The reason is because my wife started making mashed potatoes with cream cheese and sour cream mixed in.

I don’t think that’s fair.

Our 15-year-old daughter Emma loves my wife’s mashed potatoes so much that she no longer wants me to make my version.

Children can be so cruel.

Wait.

What was I talking about before the mashed potatoes?

Oh right. I was talking about how my wife doesn’t think I’m very smart.

When my wife needs me to do something important, she always talks to me as if I am kid who has trouble paying attention, which is crazy because the other night I was able to pay attention to a St. Louis Cardinals baseball game, an NBA playoff game and an episode of “How I Met Your Mother.”

It’s funny, I never used to watch “How I Met Your Mother” until they started showing reruns approximately 24 hours a day. Now I love the show.

And seriously, didn’t you want Robin to be the mother?

But back to my wife. It’s like she thinks I have a short attention span or something. It’s as if she thinks — to borrow a great expression — my train of thought doesn’t have a caboose.

Speaking of that, have you noticed that most trains don’t have a caboose anymore?

I bet it’s Obama’s fault.

The other day, I was sitting in front of my computer staring at the blank screen. I do that a lot, by the way. When I can’t think of anything to write, I stare at my blank computer screen and hope that words will magically appear.

They never do.

Anyway, while I was staring at my blank computer screen, my wife walked into my office.

“What are you doing here? I thought you were at work,” I said.

My wife rolled her eyes.

“I told you this morning. I had a meeting in Carthage and needed to print off the order forms for Emma’s dance pictures and fill them out,” my wife said.

“Right,” I said and went back to staring at my blank computer screen. While I stared, my wife said  something, but I wasn’t paying attention. I was busy staring at my blank computer screen.

“You’re not paying attention to a word I’m saying, are you?” my wife said.

“That’s not true,” I said. “I heard every word.”

Technically, that was true. I did hear every word my wife said. I just didn’t understand them, what with me not paying attention and all.

“I said, ‘The check for the pictures is pinned to Emma’s costumes. She needs to write down on each form what dance routine and costume she is in. You also need to find out if she is going to the play with me. If she is, she needs to be ready by 6:15,” my wife said.

“Right,” I said.

My wife noticed that I was staring at an empty computer screen.

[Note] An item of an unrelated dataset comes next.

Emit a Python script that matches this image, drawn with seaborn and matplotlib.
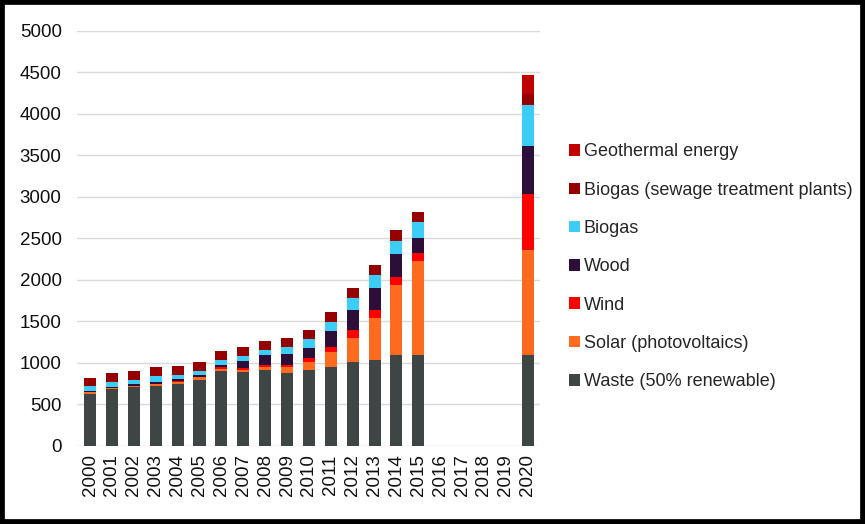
import numpy as np
import pandas as pd
import matplotlib
matplotlib.use("Agg")
import matplotlib.pyplot as plt
from matplotlib.patches import Patch, Rectangle
import seaborn as sns

# Renewable power by source, per year (no data 2016-2019)
years = [str(y) for y in range(2000, 2021)]

waste      = [630, 680, 705, 725, 745, 800, 900, 885, 912, 880, 918, 952, 1008, 1040, 1099, 1100,
              np.nan, np.nan, np.nan, np.nan, 1100]
solar      = [15, 15, 20, 25, 30, 25, 30, 32, 38, 70, 95, 175, 297, 504, 841, 1122,
              np.nan, np.nan, np.nan, np.nan, 1262]
wind       = [0, 0, 0, 0, 10, 5, 20, 23, 24, 20, 47, 70, 92, 91, 100, 107,
              np.nan, np.nan, np.nan, np.nan, 668]
wood       = [15, 15, 20, 25, 20, 25, 30, 85, 120, 140, 120, 187, 246, 270, 269, 171,
              np.nan, np.nan, np.nan, np.nan, 584]
biogas     = [60, 65, 55, 65, 50, 50, 50, 60, 66, 80, 103, 110, 139, 154, 163, 194,
              np.nan, np.nan, np.nan, np.nan, 488]
sewage     = [95, 105, 105, 105, 105, 105, 110, 105, 110, 115, 115, 118, 123, 123, 127, 119,
              np.nan, np.nan, np.nan, np.nan, 139]
geothermal = [0, 0, 0, 0, 0, 0, 0, 0, 0, 0, 0, 0, 0, 0, 0, 0,
              np.nan, np.nan, np.nan, np.nan, 228]

labels = ["Geothermal energy", "Biogas (sewage treatment plants)", "Biogas", "Wood",
          "Wind", "Solar (photovoltaics)", "Waste (50% renewable)"]
colors = ["#C00000", "#950000", "#3CCDF6", "#2C0E38", "#FF0000", "#FF6B1E", "#3F4444"]

# bottom-to-top stacking order
stack = [waste, solar, wind, wood, biogas, sewage, geothermal]
stack_colors = colors[::-1]

df = pd.DataFrame({"year": years})
cum = np.zeros(len(years))
for i, s in enumerate(stack):
    cum = cum + np.array(s, dtype=float)
    df[f"c{i}"] = cum

sns.set_theme(style="white")
plt.rcParams["font.family"] = ["Liberation Sans", "DejaVu Sans"]

fig = plt.figure(figsize=(8.65, 5.24), dpi=100)
ax = fig.add_axes([0.089, 0.149, 0.535, 0.792])

# draw cumulative totals from the top layer down so each lower layer covers the one above
for i in range(len(stack) - 1, -1, -1):
    sns.barplot(data=df, x="year", y=f"c{i}", color=stack_colors[i], ax=ax,
                width=0.55, saturation=1, linewidth=0, errorbar=None, order=years)

ax.set_ylim(0, 5000)
ax.set_xlim(-0.6, 20.55)
ax.set_yticks(np.arange(0, 5001, 500))
ax.set_yticklabels([str(v) for v in range(0, 5001, 500)])
ax.set_xlabel("")
ax.set_ylabel("")
ax.grid(axis="y", color="#D9D9D9", linewidth=1.0)
ax.grid(axis="x", visible=False)
ax.set_axisbelow(True)
for sp in ax.spines.values():
    sp.set_visible(False)
ax.tick_params(axis="y", length=0, pad=11, labelsize=13.5, labelcolor="#111111")
ax.tick_params(axis="x", length=0, pad=6, labelsize=13.5, labelcolor="#111111", rotation=90)

handles = [Patch(facecolor=c, edgecolor="none") for c in colors]
fig.legend(handles, labels, loc="center left", bbox_to_anchor=(0.658, 0.491),
           frameon=False, fontsize=13, handlelength=0.6, handleheight=0.6,
           handletextpad=0.2, labelspacing=1.18, borderaxespad=0, borderpad=0)

fig.patches.append(Rectangle((0, 0), 1, 1, transform=fig.transFigure, fill=False,
                             edgecolor="black", linewidth=7, zorder=10))

fig.savefig("out.png", dpi=100)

“What are you doing?” my wife said.

“Working on my column,” I said.

“You haven’t written your column yet? What have you been doing all day?” my wife asked.

I wanted to tell my wife that:

No. 1: Of course I hadn’t written my column yet. If I had, I wouldn’t still be working on it.

And:

No. B: I had been staring at my blank computer screen all day.

But I didn’t think she would be impressed with either answer, so I didn’t say anything.

Instead, I thought about mashed potatoes.